Young Marcus Messner is leaving his staunchly Jewish home in Newark, New Jersey, to attend the Winesburg (Ohio) College. “How will you keep kosher?” a friend’s mother asks, astonished. In 1951, going to college was one way to keep out of the Korean War. His mother is sad her only child is leaving home, but it’s his father who has the most trouble letting him go. He’s losing both a son and his chief assistant and daily companion at the butcher shop.

Marcus is a scholarship student at the conservative college and focuses on his studies and working in the library, when he meets and falls for the delectable and emotionally fragile Olivia Hutton, who introduces him to certain extracurricular activities. Her background and assumptions about life are so different from his, he doesn’t know what to make of her.

For various reasons, mostly mandatory chapel attendance, Marcus appears on a collision course with the dean of students. The dean gives him a grilling in what The Hollywood Reporter calls “a stunner of a centerpiece scene,” adding, “It is characteristic of a film that is simultaneously erudite and emotional, literary and alive, that so much talk could be so enthralling.” It’s uncomfortable, too, as they talk past each other and stake out irreconcilable positions. Marcus defends his views with stubborn spirit, but you know where the power lies and wish he understood the virtues of diplomacy. “You have to go around these people,” a fraternity brother tries to explain.

What makes the film so powerful are the three main actors—Logan Lerman as Marcus, Sarah Gadon as Olivia, and Tracy Letts as Dean Caudwell. Linda Emond and Dan Burstein play Marcus’s hovering parents.

The period details are nice, particularly the costumes and lighting. I saw the trailer for this movie several times, and the film unfolds somewhat differently than it suggests.

Rotten Tomatoes critics rating: 81%; audiences 89%.

Florence Foster Jenkins

Florence Foster Jenkins

Simon Helberg, Meryl Streep, & Hugh Grant in Florence Foster Jenkins

Based on the true story of socialite, arts patron, and would-be coloratura soprano Florence Foster Jenkins, this Stephen Frears movie (trailer, with a nice feature afterward) is a perfect summer entertainment. Even though practically everyone other than her doting, doddering age-peers recognizes how truly awful her singing is and how bizarre are her costumes, the movie nevertheless is persistently upbeat and goodhearted.

Florence is generous and kind and, while it’s clear she’ll never be the singer she thinks she is, in Meryl Streep’s wonderful characterization, you don’t hold her delusions against her. Streep is supported by Hugh Grant, in a wholly sympathetic portrayal of Florence’s unfailingly supportive husband, St. Clair Bayfield, a handsome actor seven years younger than Florence in real life.
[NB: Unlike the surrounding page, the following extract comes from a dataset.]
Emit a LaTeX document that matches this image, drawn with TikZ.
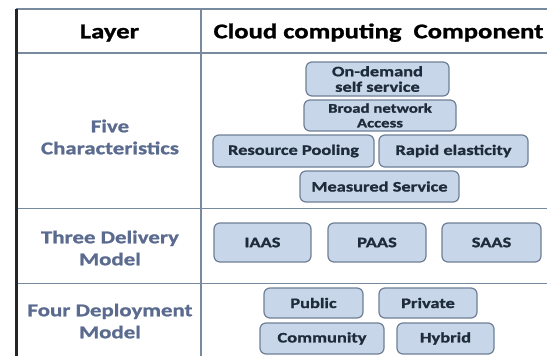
\documentclass[tikz,border=0pt]{standalone}
\usepackage{fontspec}
\setmainfont{Carlito}[FakeStretch=1.27,BoldFeatures={FakeBold=1.2}]
\definecolor{gridc}{HTML}{788A9E}
\definecolor{labc}{HTML}{5B6B8F}
\definecolor{boxfill}{HTML}{C8D6EA}
\definecolor{boxline}{HTML}{6E7F95}
\definecolor{boxtext}{HTML}{1E2B3A}
\begin{document}
\begin{tikzpicture}[x=1pt,y=-1pt,
  gridline/.style={draw=gridc,line width=1.6pt},
  comp/.style={draw=boxline,fill=boxfill,line width=1.2pt,rounded corners=6pt,
    inner sep=0pt,text=boxtext,align=center,
    font=\bfseries\fontsize{14.5}{15.5}\selectfont},
  layerlab/.style={text=labc,align=center,font=\bfseries\fontsize{18}{22}\selectfont},
  headlab/.style={text=black,anchor=base,font=\bfseries\fontsize{21}{24}\selectfont}]
\useasboundingbox (0,0) rectangle (547,356);
% grid
\coordinate (tl) at (16,9);
\coordinate (tr) at (547,9);
\coordinate (h1l) at (16,53);
\coordinate (h1r) at (547,53);
\coordinate (h2l) at (16,208.5);
\coordinate (h2r) at (547,208.5);
\coordinate (h3l) at (16,283.5);
\coordinate (h3r) at (547,283.5);
\coordinate (ct) at (201,9);
\coordinate (cb) at (201,356);
\coordinate (lb) at (16,356);
\draw[gridline] (tl) -- (tr);
\draw[gridline] (h1l) -- (h1r);
\draw[gridline] (h2l) -- (h2r);
\draw[gridline] (h3l) -- (h3r);
\draw[gridline] (ct) -- (cb);
\draw[line width=3pt,draw=black!85] (tl) -- (lb);
% headers
\node[headlab] (hlayer) at (109.5,38.3) {Layer};
\node[headlab] (hcomp) at (378.5,38.3) {Cloud computing\ \ Component};
% layer labels
\node[layerlab] (five) at (110,137) {Five\\Characteristics};
\node[layerlab] (three) at (110,248) {Three Delivery\\Model};
\node[layerlab] (four) at (110,321) {Four Deployment\\Model};
% components
\node[comp,minimum width=143pt,minimum height=34pt] (ondemand) at (377.5,79) {On-demand\\self service};
\node[comp,minimum width=152pt,minimum height=31pt,font=\bfseries\fontsize{13.2}{14.7}\selectfont] (broad) at (380,115.5) {Broad network\\Access};
\node[comp,minimum width=161pt,minimum height=32pt] (pooling) at (293.5,151) {Resource Pooling};
\node[comp,minimum width=149pt,minimum height=32pt] (rapid) at (453.5,151) {Rapid elasticity};
\node[comp,minimum width=159pt,minimum height=31pt] (measured) at (379.5,186.5) {Measured Service};
\node[comp,minimum width=97pt,minimum height=39pt] (iaas) at (262.5,242.5) {IAAS};
\node[comp,minimum width=98pt,minimum height=39pt] (paas) at (377,242.5) {PAAS};
\node[comp,minimum width=99pt,minimum height=39pt] (saas) at (491.5,242.5) {SAAS};
\node[comp,minimum width=99pt,minimum height=30pt] (public) at (313.5,303) {Public};
\node[comp,minimum width=98pt,minimum height=30pt] (private) at (428,303) {Private};
\node[comp,minimum width=124pt,minimum height=31pt] (community) at (322,338.5) {Community};
\node[comp,minimum width=97pt,minimum height=31pt] (hybrid) at (445.5,338.5) {Hybrid};
\end{tikzpicture}
\end{document}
I fell in love with her pianist, Cosmé McMoon, as played by Simon Helberg. McMoon starts his new gig as her accompanist with great enthusiasm and the promise of a much fatter wallet, and when he hears her sing, his growing shock and bewilderment is priceless.

The only mean-spirited skunk in the whole film is New York Post gossip columnist Earl Wilson. His headline after Florence’s 1944 Carnegie Hall appearance called her the world’s worst singer. Nice opening credits, great classic cars, love her beads!

As The Guardian’s Peter Bradshaw says, “there are no wrong notes in this film,” and the audience loved her “so-bad-it’s-good” performances, and you will too!

Rotten Tomatoes critics rating 86%; audiences 77%.